» **Your objective**
The required output is the block of lines from the line with "Write a web" to the line with "Chart.defaults.font.family = FONT;", endpoints included and pictures omitted.

» **Records with drawing code**
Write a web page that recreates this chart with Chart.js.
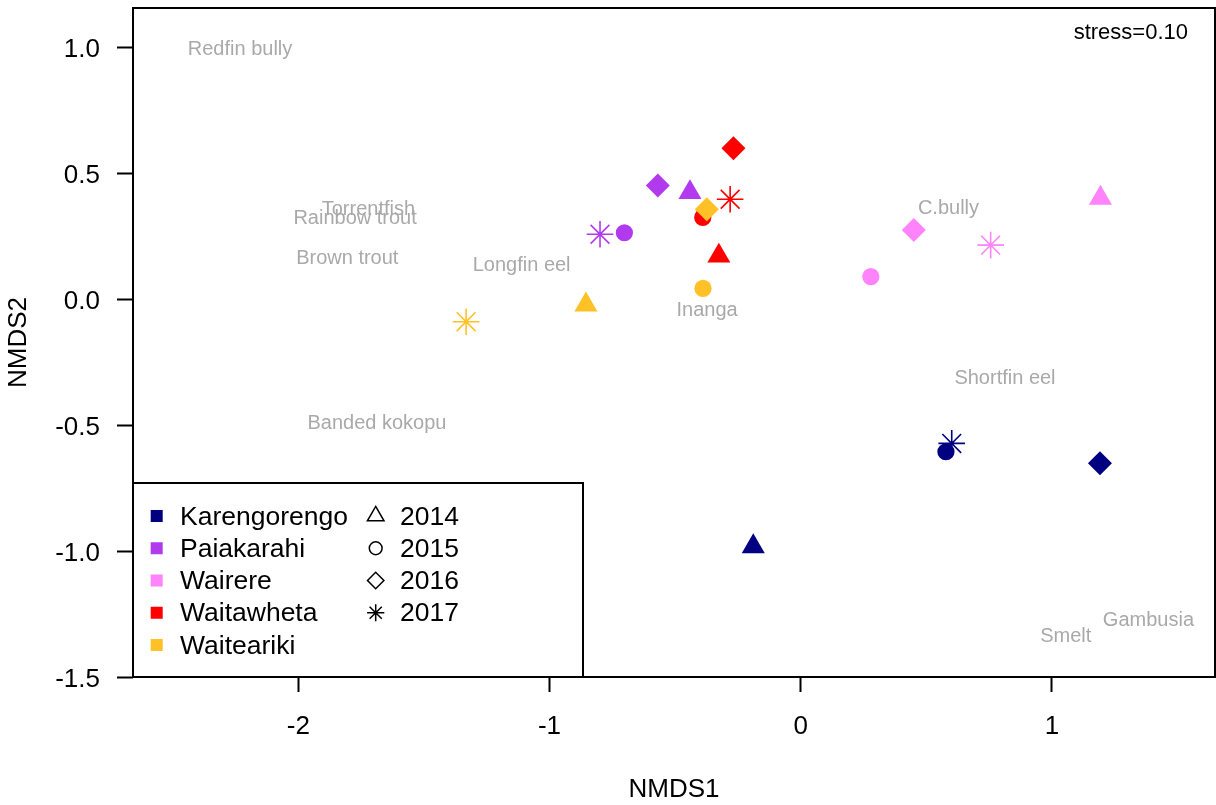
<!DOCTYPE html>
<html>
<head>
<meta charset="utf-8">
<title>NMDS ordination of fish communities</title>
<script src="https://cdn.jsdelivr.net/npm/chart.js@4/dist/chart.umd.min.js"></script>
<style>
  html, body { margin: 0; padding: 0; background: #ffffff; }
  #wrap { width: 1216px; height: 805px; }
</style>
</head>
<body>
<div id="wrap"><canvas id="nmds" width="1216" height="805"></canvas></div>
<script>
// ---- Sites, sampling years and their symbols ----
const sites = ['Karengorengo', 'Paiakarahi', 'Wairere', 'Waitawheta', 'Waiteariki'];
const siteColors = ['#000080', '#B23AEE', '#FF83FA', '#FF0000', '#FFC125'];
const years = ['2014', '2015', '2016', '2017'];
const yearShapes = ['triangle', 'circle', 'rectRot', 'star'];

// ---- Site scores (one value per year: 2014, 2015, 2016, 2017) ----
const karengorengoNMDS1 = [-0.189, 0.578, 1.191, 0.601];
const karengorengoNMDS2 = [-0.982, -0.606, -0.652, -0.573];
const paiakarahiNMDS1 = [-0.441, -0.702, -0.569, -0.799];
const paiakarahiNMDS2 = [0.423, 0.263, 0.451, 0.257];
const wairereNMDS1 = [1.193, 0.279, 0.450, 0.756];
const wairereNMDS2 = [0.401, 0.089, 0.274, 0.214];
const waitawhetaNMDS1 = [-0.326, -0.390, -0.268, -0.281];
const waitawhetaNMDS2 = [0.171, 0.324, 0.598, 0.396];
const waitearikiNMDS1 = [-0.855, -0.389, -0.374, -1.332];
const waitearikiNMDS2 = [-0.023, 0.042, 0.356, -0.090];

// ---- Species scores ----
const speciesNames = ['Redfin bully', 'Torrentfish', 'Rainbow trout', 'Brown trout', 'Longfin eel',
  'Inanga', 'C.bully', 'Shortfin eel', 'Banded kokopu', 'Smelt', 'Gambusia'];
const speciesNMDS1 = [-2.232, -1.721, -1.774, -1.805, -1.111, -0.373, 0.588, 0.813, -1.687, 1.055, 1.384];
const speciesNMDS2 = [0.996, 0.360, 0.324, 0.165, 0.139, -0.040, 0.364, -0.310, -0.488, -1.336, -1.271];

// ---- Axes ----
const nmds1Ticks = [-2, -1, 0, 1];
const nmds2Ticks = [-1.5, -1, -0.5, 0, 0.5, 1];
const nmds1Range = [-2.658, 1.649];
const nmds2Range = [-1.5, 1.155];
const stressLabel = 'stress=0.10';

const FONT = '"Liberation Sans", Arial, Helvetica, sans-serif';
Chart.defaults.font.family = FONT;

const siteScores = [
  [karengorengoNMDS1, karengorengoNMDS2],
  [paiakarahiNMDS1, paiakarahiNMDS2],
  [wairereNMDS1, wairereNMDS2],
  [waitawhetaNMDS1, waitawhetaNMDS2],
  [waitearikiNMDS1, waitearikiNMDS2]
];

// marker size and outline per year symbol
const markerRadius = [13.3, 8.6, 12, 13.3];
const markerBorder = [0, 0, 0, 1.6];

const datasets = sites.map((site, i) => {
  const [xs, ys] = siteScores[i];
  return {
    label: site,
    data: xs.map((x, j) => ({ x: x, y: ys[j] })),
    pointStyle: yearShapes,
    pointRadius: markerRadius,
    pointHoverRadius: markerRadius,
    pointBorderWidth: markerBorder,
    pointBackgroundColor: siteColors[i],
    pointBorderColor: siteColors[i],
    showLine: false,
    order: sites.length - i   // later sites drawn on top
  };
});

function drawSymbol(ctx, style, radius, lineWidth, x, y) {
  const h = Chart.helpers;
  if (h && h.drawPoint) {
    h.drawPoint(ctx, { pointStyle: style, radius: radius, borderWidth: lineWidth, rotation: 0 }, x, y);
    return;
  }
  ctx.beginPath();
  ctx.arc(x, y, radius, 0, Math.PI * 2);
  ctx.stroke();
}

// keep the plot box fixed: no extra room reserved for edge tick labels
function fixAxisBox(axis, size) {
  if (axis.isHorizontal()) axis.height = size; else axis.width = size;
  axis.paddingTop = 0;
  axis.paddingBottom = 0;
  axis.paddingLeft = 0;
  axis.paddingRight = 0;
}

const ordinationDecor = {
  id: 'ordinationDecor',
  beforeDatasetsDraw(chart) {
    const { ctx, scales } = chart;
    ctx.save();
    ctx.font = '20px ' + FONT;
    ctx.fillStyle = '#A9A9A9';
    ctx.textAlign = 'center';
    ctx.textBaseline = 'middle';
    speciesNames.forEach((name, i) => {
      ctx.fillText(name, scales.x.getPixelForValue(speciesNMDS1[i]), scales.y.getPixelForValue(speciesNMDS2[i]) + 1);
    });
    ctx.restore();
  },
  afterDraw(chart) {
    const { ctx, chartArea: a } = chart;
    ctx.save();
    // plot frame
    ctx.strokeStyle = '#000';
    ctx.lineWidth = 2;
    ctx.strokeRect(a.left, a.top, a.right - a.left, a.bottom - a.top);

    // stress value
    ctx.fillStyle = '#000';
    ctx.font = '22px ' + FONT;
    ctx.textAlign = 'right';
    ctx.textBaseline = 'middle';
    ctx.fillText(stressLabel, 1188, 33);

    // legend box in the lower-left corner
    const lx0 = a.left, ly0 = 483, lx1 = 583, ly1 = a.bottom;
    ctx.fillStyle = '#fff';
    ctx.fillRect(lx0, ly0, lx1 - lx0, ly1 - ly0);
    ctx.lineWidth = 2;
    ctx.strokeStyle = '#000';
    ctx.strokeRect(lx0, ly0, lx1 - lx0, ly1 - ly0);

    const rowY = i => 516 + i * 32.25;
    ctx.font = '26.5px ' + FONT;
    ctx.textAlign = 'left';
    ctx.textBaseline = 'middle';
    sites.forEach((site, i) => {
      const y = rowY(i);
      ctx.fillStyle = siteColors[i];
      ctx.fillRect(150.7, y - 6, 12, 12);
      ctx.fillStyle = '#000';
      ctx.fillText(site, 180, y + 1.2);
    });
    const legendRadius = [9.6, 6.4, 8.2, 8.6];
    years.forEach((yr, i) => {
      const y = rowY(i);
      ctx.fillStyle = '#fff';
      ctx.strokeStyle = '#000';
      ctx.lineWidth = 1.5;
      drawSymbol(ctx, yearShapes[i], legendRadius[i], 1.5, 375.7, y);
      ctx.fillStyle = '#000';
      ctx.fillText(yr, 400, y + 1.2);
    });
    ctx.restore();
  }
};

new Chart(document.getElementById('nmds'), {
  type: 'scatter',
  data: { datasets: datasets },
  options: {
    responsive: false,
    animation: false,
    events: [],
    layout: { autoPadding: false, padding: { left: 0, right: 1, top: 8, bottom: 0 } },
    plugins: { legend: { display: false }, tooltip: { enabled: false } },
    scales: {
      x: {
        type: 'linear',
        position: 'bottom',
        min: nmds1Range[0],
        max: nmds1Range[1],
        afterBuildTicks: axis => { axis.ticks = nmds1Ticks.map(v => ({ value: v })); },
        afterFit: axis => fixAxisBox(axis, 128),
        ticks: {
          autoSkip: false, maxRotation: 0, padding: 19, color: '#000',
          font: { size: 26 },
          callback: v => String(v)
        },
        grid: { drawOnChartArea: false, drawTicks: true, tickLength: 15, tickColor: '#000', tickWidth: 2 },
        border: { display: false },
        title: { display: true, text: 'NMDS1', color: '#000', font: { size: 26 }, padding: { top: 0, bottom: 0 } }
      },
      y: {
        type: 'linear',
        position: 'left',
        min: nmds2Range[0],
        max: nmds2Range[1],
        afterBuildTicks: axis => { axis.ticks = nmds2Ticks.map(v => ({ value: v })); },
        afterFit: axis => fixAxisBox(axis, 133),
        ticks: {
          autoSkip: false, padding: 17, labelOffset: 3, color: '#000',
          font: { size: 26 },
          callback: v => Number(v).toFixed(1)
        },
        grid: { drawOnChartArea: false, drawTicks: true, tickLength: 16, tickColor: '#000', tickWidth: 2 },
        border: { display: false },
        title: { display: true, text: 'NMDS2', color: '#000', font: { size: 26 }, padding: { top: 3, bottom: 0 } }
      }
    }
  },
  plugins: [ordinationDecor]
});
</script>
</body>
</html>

* * *

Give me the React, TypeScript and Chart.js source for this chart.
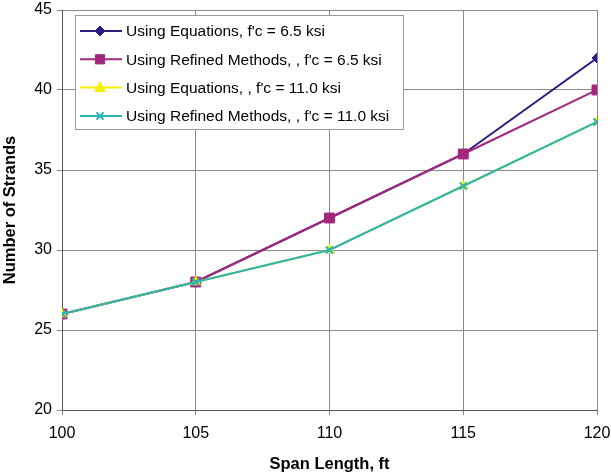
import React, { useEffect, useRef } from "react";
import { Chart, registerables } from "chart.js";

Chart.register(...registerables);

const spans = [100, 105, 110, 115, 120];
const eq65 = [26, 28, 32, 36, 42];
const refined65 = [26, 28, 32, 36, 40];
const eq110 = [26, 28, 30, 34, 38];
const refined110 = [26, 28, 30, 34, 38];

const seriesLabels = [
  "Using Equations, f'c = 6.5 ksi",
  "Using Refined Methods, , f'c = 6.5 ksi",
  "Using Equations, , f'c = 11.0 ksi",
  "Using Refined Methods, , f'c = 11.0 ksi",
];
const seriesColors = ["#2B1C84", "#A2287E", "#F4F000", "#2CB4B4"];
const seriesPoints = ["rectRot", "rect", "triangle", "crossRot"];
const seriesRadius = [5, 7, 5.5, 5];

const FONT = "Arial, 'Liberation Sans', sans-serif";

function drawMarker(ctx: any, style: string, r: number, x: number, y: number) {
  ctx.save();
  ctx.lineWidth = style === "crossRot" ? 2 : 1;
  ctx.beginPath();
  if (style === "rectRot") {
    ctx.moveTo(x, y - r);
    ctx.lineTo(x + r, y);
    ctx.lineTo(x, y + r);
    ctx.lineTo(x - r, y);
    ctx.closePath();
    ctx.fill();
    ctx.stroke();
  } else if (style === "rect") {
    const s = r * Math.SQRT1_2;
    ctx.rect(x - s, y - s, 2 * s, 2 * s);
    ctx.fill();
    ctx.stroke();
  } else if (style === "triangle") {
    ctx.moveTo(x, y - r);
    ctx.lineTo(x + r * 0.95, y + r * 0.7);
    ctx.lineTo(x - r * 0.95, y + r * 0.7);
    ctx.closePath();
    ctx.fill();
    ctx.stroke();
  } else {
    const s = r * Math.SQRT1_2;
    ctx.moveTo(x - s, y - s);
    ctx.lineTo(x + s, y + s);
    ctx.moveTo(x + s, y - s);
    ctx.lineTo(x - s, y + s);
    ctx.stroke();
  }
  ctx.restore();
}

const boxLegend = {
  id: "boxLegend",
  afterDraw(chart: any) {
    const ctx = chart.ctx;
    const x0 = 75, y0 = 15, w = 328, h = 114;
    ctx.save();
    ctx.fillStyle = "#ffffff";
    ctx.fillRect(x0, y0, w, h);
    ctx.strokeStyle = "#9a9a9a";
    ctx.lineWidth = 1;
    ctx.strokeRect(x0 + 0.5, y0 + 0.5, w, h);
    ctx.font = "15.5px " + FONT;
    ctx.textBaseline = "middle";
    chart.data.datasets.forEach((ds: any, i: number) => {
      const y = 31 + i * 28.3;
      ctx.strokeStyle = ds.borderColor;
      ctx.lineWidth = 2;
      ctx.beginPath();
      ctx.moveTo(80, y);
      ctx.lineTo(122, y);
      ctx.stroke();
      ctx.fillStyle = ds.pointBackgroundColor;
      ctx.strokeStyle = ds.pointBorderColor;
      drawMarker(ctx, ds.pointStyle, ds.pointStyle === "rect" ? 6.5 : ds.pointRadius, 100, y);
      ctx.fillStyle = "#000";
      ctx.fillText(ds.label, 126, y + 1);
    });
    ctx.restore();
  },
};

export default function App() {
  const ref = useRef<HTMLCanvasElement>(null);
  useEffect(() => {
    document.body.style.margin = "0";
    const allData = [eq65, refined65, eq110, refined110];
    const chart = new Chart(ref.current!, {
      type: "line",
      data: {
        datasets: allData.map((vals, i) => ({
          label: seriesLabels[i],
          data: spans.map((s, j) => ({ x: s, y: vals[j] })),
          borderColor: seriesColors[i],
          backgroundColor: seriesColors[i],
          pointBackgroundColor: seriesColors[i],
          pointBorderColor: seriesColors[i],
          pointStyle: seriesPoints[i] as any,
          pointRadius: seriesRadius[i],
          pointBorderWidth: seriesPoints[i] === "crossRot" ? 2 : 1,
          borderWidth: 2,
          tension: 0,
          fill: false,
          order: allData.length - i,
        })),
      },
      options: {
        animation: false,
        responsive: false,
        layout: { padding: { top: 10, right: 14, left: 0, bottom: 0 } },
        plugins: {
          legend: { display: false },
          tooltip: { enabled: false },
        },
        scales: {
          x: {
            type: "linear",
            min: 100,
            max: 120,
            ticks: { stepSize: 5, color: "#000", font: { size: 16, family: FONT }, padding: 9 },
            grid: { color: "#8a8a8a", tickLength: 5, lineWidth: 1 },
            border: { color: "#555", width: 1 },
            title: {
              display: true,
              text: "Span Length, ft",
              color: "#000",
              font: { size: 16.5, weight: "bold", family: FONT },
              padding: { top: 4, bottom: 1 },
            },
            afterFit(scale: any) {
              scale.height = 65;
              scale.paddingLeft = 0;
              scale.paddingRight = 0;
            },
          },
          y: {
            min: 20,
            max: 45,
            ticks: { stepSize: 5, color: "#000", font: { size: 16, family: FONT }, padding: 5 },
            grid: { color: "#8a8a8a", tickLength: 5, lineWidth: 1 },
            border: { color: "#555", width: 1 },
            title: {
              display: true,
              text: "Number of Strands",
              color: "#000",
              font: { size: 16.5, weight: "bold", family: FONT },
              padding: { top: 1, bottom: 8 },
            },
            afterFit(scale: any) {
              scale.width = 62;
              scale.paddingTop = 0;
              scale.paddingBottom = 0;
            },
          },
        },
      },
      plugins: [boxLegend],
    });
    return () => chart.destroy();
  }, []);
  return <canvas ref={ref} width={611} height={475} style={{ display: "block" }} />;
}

» **Output for this exercise**
Write a web page that recreates this chart with Chart.js.
<!DOCTYPE html>
<html>
<head>
<meta charset="utf-8">
<title>NMDS ordination of fish communities</title>
<script src="https://cdn.jsdelivr.net/npm/chart.js@4/dist/chart.umd.min.js"></script>
<style>
  html, body { margin: 0; padding: 0; background: #ffffff; }
  #wrap { width: 1216px; height: 805px; }
</style>
</head>
<body>
<div id="wrap"><canvas id="nmds" width="1216" height="805"></canvas></div>
<script>
// ---- Sites, sampling years and their symbols ----
const sites = ['Karengorengo', 'Paiakarahi', 'Wairere', 'Waitawheta', 'Waiteariki'];
const siteColors = ['#000080', '#B23AEE', '#FF83FA', '#FF0000', '#FFC125'];
const years = ['2014', '2015', '2016', '2017'];
const yearShapes = ['triangle', 'circle', 'rectRot', 'star'];

// ---- Site scores (one value per year: 2014, 2015, 2016, 2017) ----
const karengorengoNMDS1 = [-0.189, 0.578, 1.191, 0.601];
const karengorengoNMDS2 = [-0.982, -0.606, -0.652, -0.573];
const paiakarahiNMDS1 = [-0.441, -0.702, -0.569, -0.799];
const paiakarahiNMDS2 = [0.423, 0.263, 0.451, 0.257];
const wairereNMDS1 = [1.193, 0.279, 0.450, 0.756];
const wairereNMDS2 = [0.401, 0.089, 0.274, 0.214];
const waitawhetaNMDS1 = [-0.326, -0.390, -0.268, -0.281];
const waitawhetaNMDS2 = [0.171, 0.324, 0.598, 0.396];
const waitearikiNMDS1 = [-0.855, -0.389, -0.374, -1.332];
const waitearikiNMDS2 = [-0.023, 0.042, 0.356, -0.090];

// ---- Species scores ----
const speciesNames = ['Redfin bully', 'Torrentfish', 'Rainbow trout', 'Brown trout', 'Longfin eel',
  'Inanga', 'C.bully', 'Shortfin eel', 'Banded kokopu', 'Smelt', 'Gambusia'];
const speciesNMDS1 = [-2.232, -1.721, -1.774, -1.805, -1.111, -0.373, 0.588, 0.813, -1.687, 1.055, 1.384];
const speciesNMDS2 = [0.996, 0.360, 0.324, 0.165, 0.139, -0.040, 0.364, -0.310, -0.488, -1.336, -1.271];

// ---- Axes ----
const nmds1Ticks = [-2, -1, 0, 1];
const nmds2Ticks = [-1.5, -1, -0.5, 0, 0.5, 1];
const nmds1Range = [-2.658, 1.649];
const nmds2Range = [-1.5, 1.155];
const stressLabel = 'stress=0.10';

const FONT = '"Liberation Sans", Arial, Helvetica, sans-serif';
Chart.defaults.font.family = FONT;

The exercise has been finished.